In this Wall Street Journal interview, Senator Specter, in explaining that he is going to ask Harriet Miers if she believes in a “living Constitution,” tried to paint Chief Justice Roberts as a proponent of the unprincipled judicial power grab that the “living Constitution” euphemism conceals: “I’m going to say, Chief Justice Roberts agrees that the Constitution is a living thing. Do you agree with that? As values change, the Constitution accommodates to the needs of modern society. I’ll give her a chance to agree with Roberts.” Citing his experience as “an assistant D.A. when the Warren Court revolutionized criminal procedures,” Specter added: “I know what a changing Constitution is. And of course that’s a gigantic thing. Justice Scalia would disagree with the evolving Constitution. Roberts agreed with me.”

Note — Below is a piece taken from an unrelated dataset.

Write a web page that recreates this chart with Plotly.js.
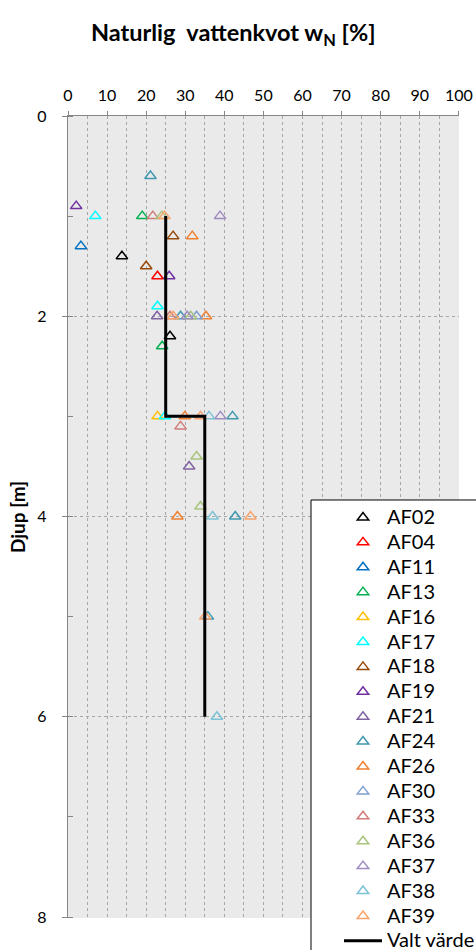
<!DOCTYPE html>
<html>
<head>
<meta charset="utf-8">
<script src="https://cdn.plot.ly/plotly-3.0.1.min.js"></script>
<style>html,body{margin:0;padding:0;background:#fff;}#chart{width:476px;height:950px;}</style>
</head>
<body>
<div id="chart"></div>
<script>
// Natural water content w_N [%] and depth [m] per borehole
const AF02_w = [13.8, 26.1];             const AF02_d = [1.4, 2.2];
const AF04_w = [22.9];                   const AF04_d = [1.6];
const AF11_w = [3.3];                    const AF11_d = [1.3];
const AF13_w = [19.0, 24.1];             const AF13_d = [1.0, 2.3];
const AF16_w = [22.9];                   const AF16_d = [3.0];
const AF17_w = [7.0, 22.9, 24.8];        const AF17_d = [1.0, 1.9, 3.0];
const AF18_w = [26.9, 20.0];             const AF18_d = [1.2, 1.5];
const AF19_w = [2.1, 25.9];              const AF19_d = [0.9, 1.6];
const AF21_w = [22.8, 31.0];             const AF21_d = [2.0, 3.5];
const AF24_w = [21.1, 28.8, 42.1, 42.8, 35.8]; const AF24_d = [0.6, 2.0, 3.0, 4.0, 5.0];
const AF26_w = [31.8, 35.3, 29.9, 28.0]; const AF26_d = [1.2, 2.0, 3.0, 4.0];
const AF30_w = [32.9];                   const AF30_d = [2.0];
const AF33_w = [21.7, 26.1, 28.8];       const AF33_d = [1.0, 2.0, 3.1];
const AF36_w = [24.0, 31.4, 32.9, 33.9]; const AF36_d = [1.0, 2.0, 3.4, 3.9];
const AF37_w = [38.9, 30.5, 39.0];       const AF37_d = [1.0, 2.0, 3.0];
const AF38_w = [36.1, 37.0, 38.1];       const AF38_d = [3.0, 4.0, 6.0];
const AF39_w = [24.7, 26.9, 33.9, 46.7, 35.1]; const AF39_d = [1.0, 2.0, 3.0, 4.0, 5.0];
// Chosen value (Valt värde)
const valt_w = [25, 25, 35, 35];
const valt_d = [1.0, 3.0, 3.0, 6.0];

const seriesNames = ['AF02','AF04','AF11','AF13','AF16','AF17','AF18','AF19','AF21','AF24','AF26','AF30','AF33','AF36','AF37','AF38','AF39'];
const seriesW = [AF02_w, AF04_w, AF11_w, AF13_w, AF16_w, AF17_w, AF18_w, AF19_w, AF21_w, AF24_w, AF26_w, AF30_w, AF33_w, AF36_w, AF37_w, AF38_w, AF39_w];
const seriesD = [AF02_d, AF04_d, AF11_d, AF13_d, AF16_d, AF17_d, AF18_d, AF19_d, AF21_d, AF24_d, AF26_d, AF30_d, AF33_d, AF36_d, AF37_d, AF38_d, AF39_d];
const seriesColors = ['#000000','#ff0000','#0070c0','#00b050','#ffc000','#00ffff','#984807','#7030a0','#8064a2','#4198af','#ef8030','#7f9fd0','#d07c7a','#a8c47c','#a08cc0','#7dc3d6','#f9a46c'];

const LEG = s => '<span style="font-size:20px">' + s + '</span>';

const traces = seriesNames.map((n, i) => ({
  type: 'scatter', mode: 'markers', name: LEG(n),
  x: seriesW[i], y: seriesD[i],
  marker: {symbol: 'triangle-up-open', size: 10, color: seriesColors[i], line: {width: 1.5, color: seriesColors[i]}},
  cliponaxis: false
}));
traces.push({
  type: 'scatter', mode: 'lines', name: LEG('Valt värde'),
  x: valt_w, y: valt_d,
  line: {color: '#000000', width: 3}
});

const FONT = 'Lato, "Open Sans", sans-serif';
const layout = {
  width: 476, height: 950,
  margin: {l: 68, r: 17, t: 116, b: 32, autoexpand: false},
  paper_bgcolor: '#ffffff',
  plot_bgcolor: '#eaeaea',
  font: {family: FONT, color: '#000000'},
  title: {
    text: '<b>Naturlig  vattenkvot w<sub>N</sub> [%]</b>',
    font: {family: FONT, size: 23.5, color: '#000000'},
    x: 0.49, xref: 'container', xanchor: 'center',
    y: 0.965, yref: 'container', yanchor: 'middle'
  },
  xaxis: {
    side: 'top', range: [0, 100.05], dtick: 10, tick0: 0,
    showline: true, linecolor: '#868686', linewidth: 1.3,
    ticks: 'outside', ticklen: 4, tickcolor: '#868686', tickwidth: 1,
    ticklabelstandoff: 3,
    tickfont: {family: FONT, size: 16, color: '#000000'},
    showgrid: true, gridcolor: '#a6a6a6', griddash: 'dot', gridwidth: 1,
    minor: {dtick: 5, showgrid: true, gridcolor: '#a6a6a6', griddash: 'dot', gridwidth: 1},
    zeroline: false, fixedrange: true
  },
  yaxis: {
    range: [8.01, 0], dtick: 2, tick0: 0,
    showline: true, linecolor: '#868686', linewidth: 1.3,
    ticks: 'outside', ticklen: 5, tickcolor: '#868686', tickwidth: 1,
    ticklabelstandoff: 12,
    tickfont: {family: FONT, size: 16, color: '#000000'},
    showgrid: true, gridcolor: '#a6a6a6', griddash: 'dot', gridwidth: 1,
    minor: {dtick: 1, ticks: 'inside', ticklen: 5, tickcolor: '#868686', showgrid: false},
    zeroline: false, fixedrange: true,
    title: {text: '<b>Djup [m]</b>', font: {family: FONT, size: 19, color: '#000000'}, standoff: 6},
    automargin: false
  },
  shapes: [{
    type: 'rect', xref: 'paper', yref: 'paper', layer: 'above',
    x0: 0.6215, x1: 1.3, y0: 0.5212, y1: -0.2,
    fillcolor: '#ffffff', line: {color: '#000000', width: 1}
  }],
  showlegend: true,
  legend: {
    x: 0.6931, y: 0.5212, xanchor: 'left', yanchor: 'top',
    bgcolor: 'rgba(0,0,0,0)', borderwidth: 0,
    font: {family: FONT, size: 16.85, color: '#000000'},
    itemwidth: 38,
    tracegroupgap: 0
  }
};

Plotly.newPlot('chart', traces, layout, {displayModeBar: false, staticPlot: true});
</script>
</body>
</html>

Hardly. Roberts did not embrace, but in fact rejected, the “living Constitution.” In response to one question from Specter, Roberts did state, “I agree that the tradition of liberty is a living thing, yes.” That was a skillful way of diverting the inquiry and is a proposition that I would not dispute–precisely because it doesn’t mean anything. Specter later asked Roberts, “Do you regard the evolution of various interpretations on liberty as a living thing as Justice Harlan did and as Justice Rehnquist appeared to on the Miranda issue?” Roberts’s response was a statement of originalist principle, not “living Constitution” gobbledygook:
Well, I think the framers, when they used broad language like liberty, like due process, like unreasonable with respect to search and seizures, they were crafting a document that they intended to apply in a meaningful way down the ages. As they said in the preamble, it was designed to secure the blessings of liberty for their posterity. They intended it to apply to changing conditions. And I think that, in that sense, it is a concept that is alive in the sense that it applies — and they intended it to apply, in a particular way, but they intended it to apply — down through the ages.”Roberts further explained in response to a question from Senator Hatch:
[T]he framers were willing to have the judges decide cases that required them to interpret the Constitution, because they were going to decide it according to the rule of law. The people who framed our Constitution were jealous of their freedom and liberty. They would not have sat around and said, Let’s take all the hard issues and give them over to the judges. That would have been the furthest thing from their mind. Now, judges have to decide hard questions when they come up in the context of a particular case. That’s their obligation. But they have to decide those questions according to the rule of law — not their own social preferences, not their policy views, not their personal preferences — according to the rule of law.Let’s hope that someone can set Specter straight on the basics: (1) The actual Constitution gives broad play to the democratic processes and thus enables the people, through their elected representatives, to craft policies that accommodate the needs of modern society. (2) The “living Constitution” empowers five sitting justices to entrench their own policy preferences as “constitutional rights” and thereby impairs the ability of the people today, and of later generations, to craft policies that they believe are better suited to the needs of society.